▸ Exercise description
Output the full listing below exactly as it reads, and skip anything that is a picture.

▸ Recorded data
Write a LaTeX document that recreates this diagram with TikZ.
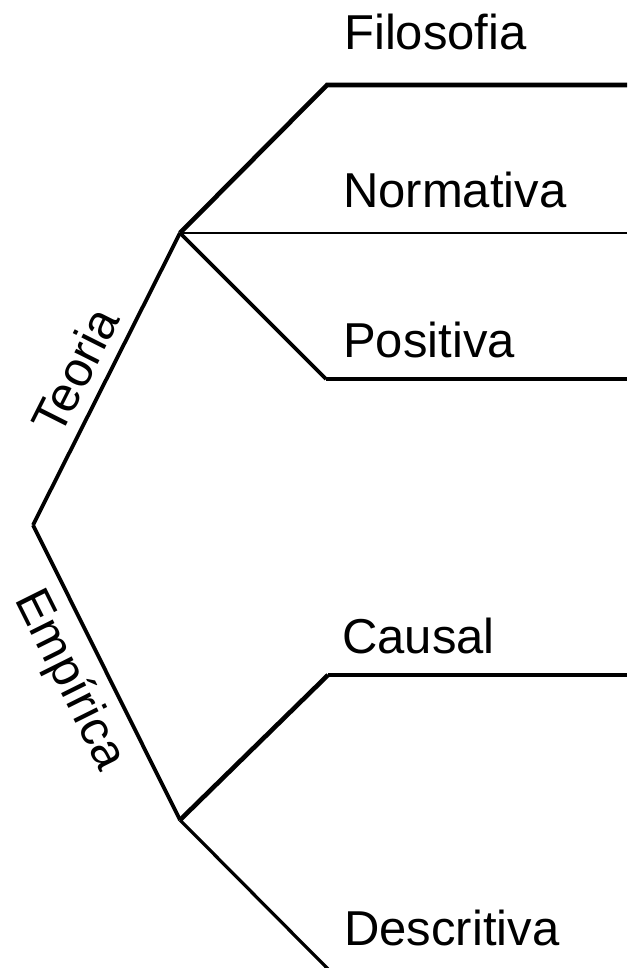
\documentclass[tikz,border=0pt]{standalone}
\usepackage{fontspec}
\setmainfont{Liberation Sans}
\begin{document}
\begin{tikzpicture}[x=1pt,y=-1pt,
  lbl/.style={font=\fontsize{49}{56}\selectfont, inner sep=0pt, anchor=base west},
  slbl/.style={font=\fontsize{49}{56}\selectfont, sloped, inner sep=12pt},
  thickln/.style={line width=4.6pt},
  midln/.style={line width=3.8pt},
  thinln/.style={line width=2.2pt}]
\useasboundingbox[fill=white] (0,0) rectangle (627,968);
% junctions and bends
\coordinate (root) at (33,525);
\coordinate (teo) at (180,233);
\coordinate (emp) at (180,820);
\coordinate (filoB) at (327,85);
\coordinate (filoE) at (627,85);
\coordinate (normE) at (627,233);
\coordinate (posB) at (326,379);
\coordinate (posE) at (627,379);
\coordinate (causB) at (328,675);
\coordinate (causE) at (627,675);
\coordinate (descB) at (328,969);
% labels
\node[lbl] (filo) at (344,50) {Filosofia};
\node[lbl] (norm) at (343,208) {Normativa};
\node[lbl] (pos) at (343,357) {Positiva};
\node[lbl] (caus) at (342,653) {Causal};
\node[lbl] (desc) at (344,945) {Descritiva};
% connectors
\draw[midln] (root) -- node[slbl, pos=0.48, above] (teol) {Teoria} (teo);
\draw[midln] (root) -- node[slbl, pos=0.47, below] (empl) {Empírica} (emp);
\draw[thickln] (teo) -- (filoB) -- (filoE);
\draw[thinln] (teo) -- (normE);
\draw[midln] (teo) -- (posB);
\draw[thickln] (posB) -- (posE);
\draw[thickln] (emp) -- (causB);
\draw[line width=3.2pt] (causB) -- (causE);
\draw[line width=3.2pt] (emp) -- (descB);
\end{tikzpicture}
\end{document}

▸ Answer below
Write a LaTeX document that recreates this diagram with TikZ.
\documentclass[tikz,border=0pt]{standalone}
\usepackage{fontspec}
\setmainfont{Liberation Sans}
\begin{document}
\begin{tikzpicture}[x=1pt,y=-1pt,
  lbl/.style={font=\fontsize{49}{56}\selectfont, inner sep=0pt, anchor=base west},
  slbl/.style={font=\fontsize{49}{56}\selectfont, sloped, inner sep=12pt},
  thickln/.style={line width=4.6pt},
  midln/.style={line width=3.8pt},
  thinln/.style={line width=2.2pt}]
\useasboundingbox[fill=white] (0,0) rectangle (627,968);
% junctions and bends
\coordinate (root) at (33,525);
\coordinate (teo) at (180,233);
\coordinate (emp) at (180,820);
\coordinate (filoB) at (327,85);
\coordinate (filoE) at (627,85);
\coordinate (normE) at (627,233);
\coordinate (posB) at (326,379);
\coordinate (posE) at (627,379);
\coordinate (causB) at (328,675);
\coordinate (causE) at (627,675);
\coordinate (descB) at (328,969);
% labels
\node[lbl] (filo) at (344,50) {Filosofia};
\node[lbl] (norm) at (343,208) {Normativa};
\node[lbl] (pos) at (343,357) {Positiva};
\node[lbl] (caus) at (342,653) {Causal};
\node[lbl] (desc) at (344,945) {Descritiva};
% connectors
\draw[midln] (root) -- node[slbl, pos=0.48, above] (teol) {Teoria} (teo);
\draw[midln] (root) -- node[slbl, pos=0.47, below] (empl) {Empírica} (emp);
\draw[thickln] (teo) -- (filoB) -- (filoE);
\draw[thinln] (teo) -- (normE);
\draw[midln] (teo) -- (posB);
\draw[thickln] (posB) -- (posE);
\draw[thickln] (emp) -- (causB);
\draw[line width=3.2pt] (causB) -- (causE);
\draw[line width=3.2pt] (emp) -- (descB);
\end{tikzpicture}
\end{document}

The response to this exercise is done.